**EXERCISE DIRECTIONS**
Copy out each line that has "with" in it.

•••••

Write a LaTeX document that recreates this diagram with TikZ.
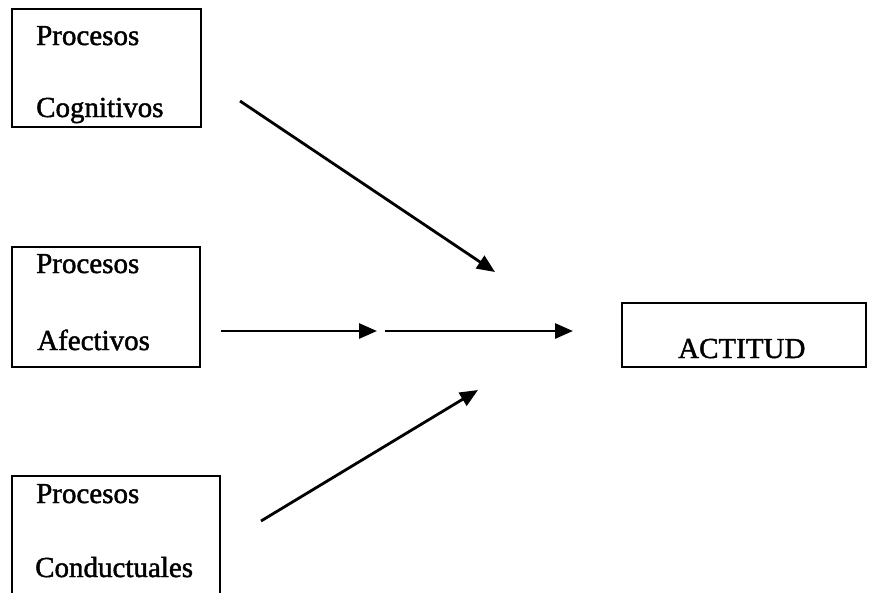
\documentclass[tikz,border=0pt]{standalone}
\usepackage{fontspec}
\setmainfont{Liberation Serif}[FakeBold=1.5]
\usetikzlibrary{arrows.meta}
\begin{document}
\begin{tikzpicture}[x=1pt,y=-1pt,
  box/.style={draw, line width=2.2pt, inner sep=0pt, outer sep=0pt},
  lbl/.style={anchor=base west, inner sep=0pt, font=\fontsize{29}{29}\selectfont},
  arr/.style={line width=2.8pt, -{Triangle[length=18pt,width=15pt]}}]
\useasboundingbox (0,0) rectangle (869,592);
\clip (0,0) rectangle (869,592);
% boxes
\node[box, minimum width=189pt, minimum height=118pt] (cog) at (106.5,68) {};
\node[box, minimum width=188pt, minimum height=120pt] (afe) at (106,307) {};
\node[box, minimum width=208pt, minimum height=144pt] (con) at (116,548) {};
\node[box, minimum width=244pt, minimum height=64pt] (act) at (744,335) {};
% labels
\node[lbl] (cog1) at (36,45) {Procesos};
\node[lbl] (cog2) at (36,117) {Cognitivos};
\node[lbl] (afe1) at (36,273) {Procesos};
\node[lbl] (afe2) at (37,350) {Afectivos};
\node[lbl] (con1) at (36,503) {Procesos};
\node[lbl] (con2) at (35,577) {Conductuales};
\node[lbl] (actl) at (678,358) {ACTITUD};
% arrow end points
\coordinate (c1s) at (240,101);
\coordinate (c1e) at (495,272);
\coordinate (h1s) at (221,331);
\coordinate (h1e) at (377,331);
\coordinate (h2s) at (385,331);
\coordinate (h2e) at (573,331);
\coordinate (c3s) at (261,521);
\coordinate (c3e) at (478,390);
% arrows
\draw[arr] (c1s) -- (c1e);
\draw[arr] (h1s) -- (h1e);
\draw[arr] (h2s) -- (h2e);
\draw[arr] (c3s) -- (c3e);
\end{tikzpicture}
\end{document}
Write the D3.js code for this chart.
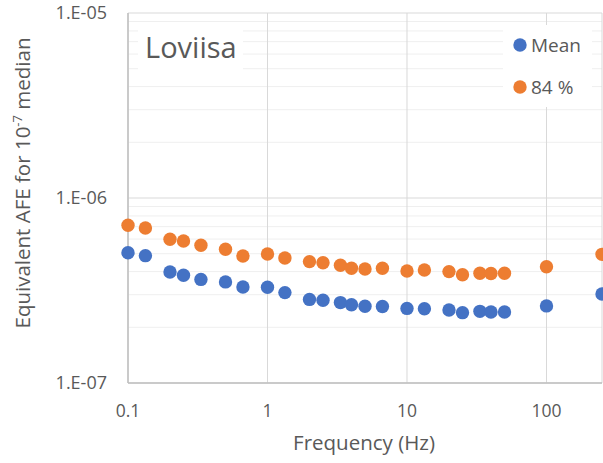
<!DOCTYPE html>
<html>
<head>
<meta charset="utf-8">
<script src="https://cdn.jsdelivr.net/npm/d3@7"></script>
<style>
  body { margin: 0; background: #fff; }
  text { font-family: "Open Sans", "Noto Sans", sans-serif; fill: #595959; }
</style>
</head>
<body>
<div id="chart"></div>
<script>
// Frequencies (Hz)
const freq = [0.1, 0.1333, 0.2, 0.25, 0.3333, 0.5, 0.6667, 1, 1.333, 2, 2.5, 3.333, 4, 5, 6.667,
              10, 13.33, 20, 25, 33.33, 40, 50, 100, 250];
// Equivalent AFE for 1e-7 median
const meanVals = [5.06e-7, 4.88e-7, 3.98e-7, 3.82e-7, 3.63e-7, 3.52e-7, 3.30e-7, 3.29e-7, 3.08e-7,
                  2.83e-7, 2.80e-7, 2.72e-7, 2.65e-7, 2.60e-7, 2.59e-7, 2.53e-7, 2.52e-7, 2.48e-7,
                  2.40e-7, 2.44e-7, 2.42e-7, 2.42e-7, 2.61e-7, 3.03e-7];
const p84Vals = [7.12e-7, 6.89e-7, 5.98e-7, 5.86e-7, 5.55e-7, 5.28e-7, 4.86e-7, 4.98e-7, 4.74e-7,
                 4.53e-7, 4.47e-7, 4.33e-7, 4.17e-7, 4.13e-7, 4.17e-7, 4.03e-7, 4.08e-7, 4.00e-7,
                 3.85e-7, 3.92e-7, 3.91e-7, 3.92e-7, 4.25e-7, 4.96e-7];
const xTicks = [0.1, 1, 10, 100];
const yTicks = [1e-7, 1e-6, 1e-5];
const yTickLabels = ["1.E-07", "1.E-06", "1.E-05"];

const W = 603, H = 463;
const margin = { top: 13, right: 1, bottom: 80, left: 128 };
const width = W - margin.left - margin.right,
      height = H - margin.top - margin.bottom;

const svgRoot = d3.select("#chart").append("svg")
  .attr("width", W).attr("height", H);
const svg = svgRoot.append("g")
  .attr("transform", `translate(${margin.left},${margin.top})`);

const x = d3.scaleLog().domain([0.1, 250]).range([0, width]);
const y = d3.scaleLog().domain([1e-7, 1e-5]).range([height, 0]);

// minor horizontal gridlines
const minor = [];
[1e-7, 1e-6].forEach(b => { for (let k = 2; k <= 9; k++) minor.push(b * k); });
svg.selectAll(".minor").data(minor).enter().append("line")
  .attr("x1", 0).attr("x2", width)
  .attr("y1", d => y(d)).attr("y2", d => y(d))
  .attr("stroke", "#efefef").attr("stroke-width", 1);

// major gridlines
svg.selectAll(".hmaj").data(yTicks).enter().append("line")
  .attr("x1", 0).attr("x2", width)
  .attr("y1", d => y(d)).attr("y2", d => y(d))
  .attr("stroke", "#d9d9d9");
svg.selectAll(".vmaj").data(xTicks).enter().append("line")
  .attr("y1", 0).attr("y2", height)
  .attr("x1", d => x(d)).attr("x2", d => x(d))
  .attr("stroke", "#d9d9d9");
svg.append("line").attr("x1", width).attr("x2", width).attr("y1", 0).attr("y2", height)
  .attr("stroke", "#d9d9d9");

// axes lines
svg.append("line").attr("x1", 0).attr("x2", 0).attr("y1", 0).attr("y2", height)
  .attr("stroke", "#bfbfbf").attr("stroke-width", 1.5);
svg.append("line").attr("x1", 0).attr("x2", width).attr("y1", height).attr("y2", height)
  .attr("stroke", "#bfbfbf").attr("stroke-width", 1.5);

// tick labels
svg.selectAll(".ylab").data(yTicks).enter().append("text")
  .attr("x", -21).attr("y", d => y(d)).attr("dy", "0.35em")
  .attr("text-anchor", "end").attr("font-size", 18)
  .text((d, i) => yTickLabels[i]);
svg.selectAll(".xlab").data(xTicks).enter().append("text")
  .attr("x", d => x(d)).attr("y", height + 34)
  .attr("text-anchor", "middle").attr("font-size", 17.5)
  .text(d => d3.format("~g")(d));

// axis titles
svgRoot.append("text")
  .attr("x", 364).attr("y", margin.top + height + 67)
  .attr("text-anchor", "middle").attr("font-size", 20.5)
  .text("Frequency (Hz)");

const yt = svgRoot.append("text")
  .attr("transform", `translate(30,183) rotate(-90)`)
  .attr("text-anchor", "middle").attr("font-size", 20.5);
yt.append("tspan").text("Equivalent AFE for 10");
yt.append("tspan").attr("dy", -8).attr("font-size", 13).text("-7");
yt.append("tspan").attr("dy", 8).text(" median");

// series
const series = [
  { name: "Mean", vals: meanVals, color: "#4472c4" },
  { name: "84 %", vals: p84Vals, color: "#ed7d31" }
];
series.forEach(s => {
  svg.append("g").selectAll("circle")
    .data(freq.map((f, i) => [f, s.vals[i]]))
    .enter().append("circle")
    .attr("cx", d => x(d[0])).attr("cy", d => y(d[1]))
    .attr("r", 6.7).attr("fill", s.color);
});

// title box
svg.append("rect").attr("x", 10).attr("y", 9).attr("width", 105).attr("height", 48).attr("fill", "#fff");
svg.append("text").attr("x", 17).attr("y", 45).attr("font-size", 29).text("Loviisa");

// legend
const lg = svg.append("g").attr("transform", `translate(${503 - margin.left},${25 - margin.top})`);
lg.append("rect").attr("width", 89).attr("height", 82).attr("fill", "#fff");
series.forEach((s, i) => {
  const row = lg.append("g").attr("transform", `translate(0,${20 + i * 42})`);
  row.append("circle").attr("cx", 17).attr("cy", 0).attr("r", 6.7).attr("fill", s.color);
  row.append("text").attr("x", 28).attr("y", 0).attr("dy", "0.35em").attr("font-size", 19).text(s.name);
});
</script>
</body>
</html>
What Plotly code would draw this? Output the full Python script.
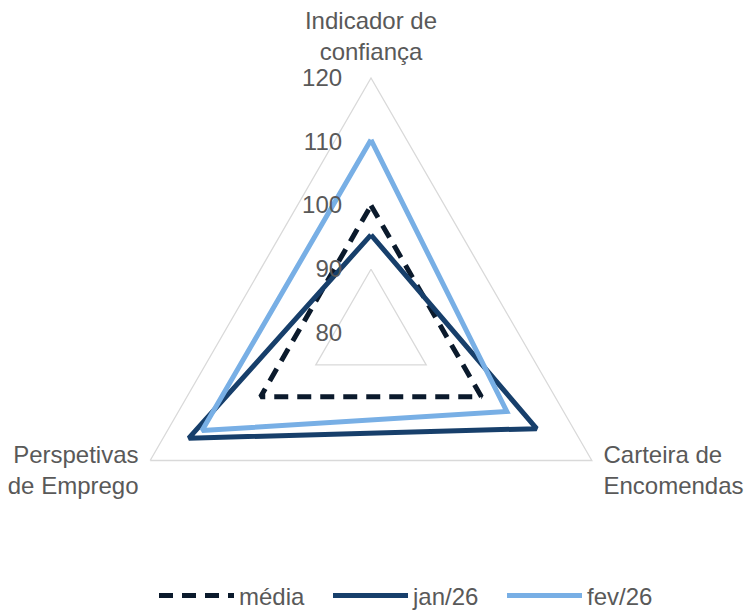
import plotly.graph_objects as go

# Axes of the radar (clockwise from the top); the blank trailing lines
# lift the two lower labels level with their corners
categories = ["Indicador de<br>confiança",
              "Carteira de<br>Encomendas<br> <br> ",
              "Perspetivas<br>de Emprego<br> <br> "]

# Series values
media = [100, 100, 100]
jan26 = [95.4, 110.0, 113.0]
fev26 = [110.3, 104.6, 110.6]

# Radial scale
radial_ticks = [80, 90, 100, 110, 120]
inner_grid = 90

GRID = "#d9d9d9"
TEXT = "#595959"
FONT = "Liberation Sans, Arial, sans-serif"


def closed(vals):
    return vals + vals[:1]


theta = closed(categories)

fig = go.Figure()

# inner grid triangle
fig.add_trace(go.Scatterpolar(
    r=closed([inner_grid] * len(categories)), theta=theta, mode="lines",
    line=dict(color=GRID, width=1.3), showlegend=False, hoverinfo="skip"))

fig.add_trace(go.Scatterpolar(
    r=closed(media), theta=theta, mode="lines", name="média",
    line=dict(color="#0b1a2c", width=5, dash="14px,9px")))
fig.add_trace(go.Scatterpolar(
    r=closed(jan26), theta=theta, mode="lines", name="jan/26",
    line=dict(color="#173f6b", width=5)))
fig.add_trace(go.Scatterpolar(
    r=closed(fev26), theta=theta, mode="lines", name="fev/26",
    line=dict(color="#78afe5", width=5)))

W, H = 744, 611
cx, cy, R = 371, 333, 255

fig.update_layout(
    width=W, height=H,
    margin=dict(l=0, r=0, t=0, b=0, autoexpand=False),
    paper_bgcolor="white", plot_bgcolor="white",
    font=dict(family=FONT, size=24, color=TEXT),
    polar=dict(
        domain=dict(x=[(cx - R) / W, (cx + R) / W],
                    y=[1 - (cy + R) / H, 1 - (cy - R) / H]),
        gridshape="linear",
        bgcolor="white",
        radialaxis=dict(
            range=[80, 120], tickvals=radial_ticks, angle=90,
            showgrid=False, showline=False,
            ticks="outside", ticklen=20, tickcolor="rgba(0,0,0,0)",
            tickangle=90, side="counterclockwise",
            tickfont=dict(size=24, color=TEXT)),
        angularaxis=dict(
            direction="clockwise", rotation=90,
            showgrid=False, showline=True, linecolor=GRID, linewidth=1.3,
            ticks="outside", ticklen=8, tickcolor="rgba(0,0,0,0)",
            tickfont=dict(size=24, color=TEXT)),
    ),
    legend=dict(orientation="h", x=0.207, xanchor="left", y=-0.012, yanchor="bottom",
                font=dict(size=24, color=TEXT), itemwidth=75,
                entrywidth=84, entrywidthmode="pixels"),
)

fig.write_html("out.html")
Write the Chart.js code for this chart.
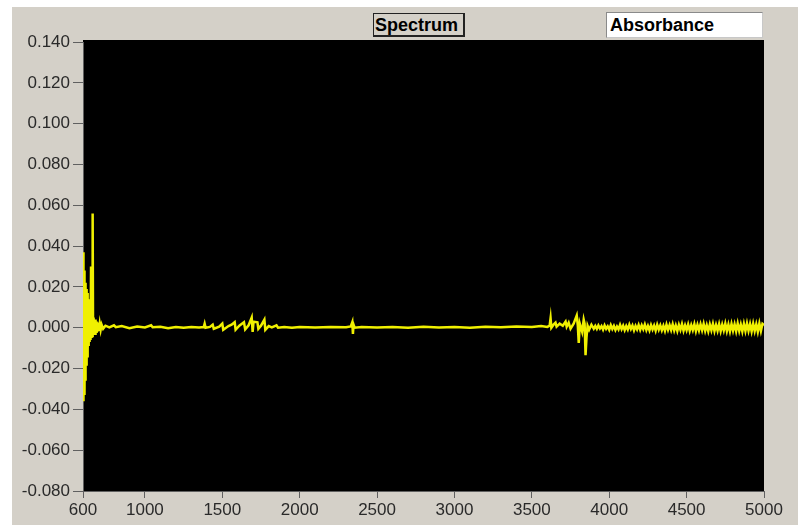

•••••

**SOLUTION TO THIS TASK**
Write a LaTeX document that recreates this diagram with TikZ.
# lift the two lower labels level with their corners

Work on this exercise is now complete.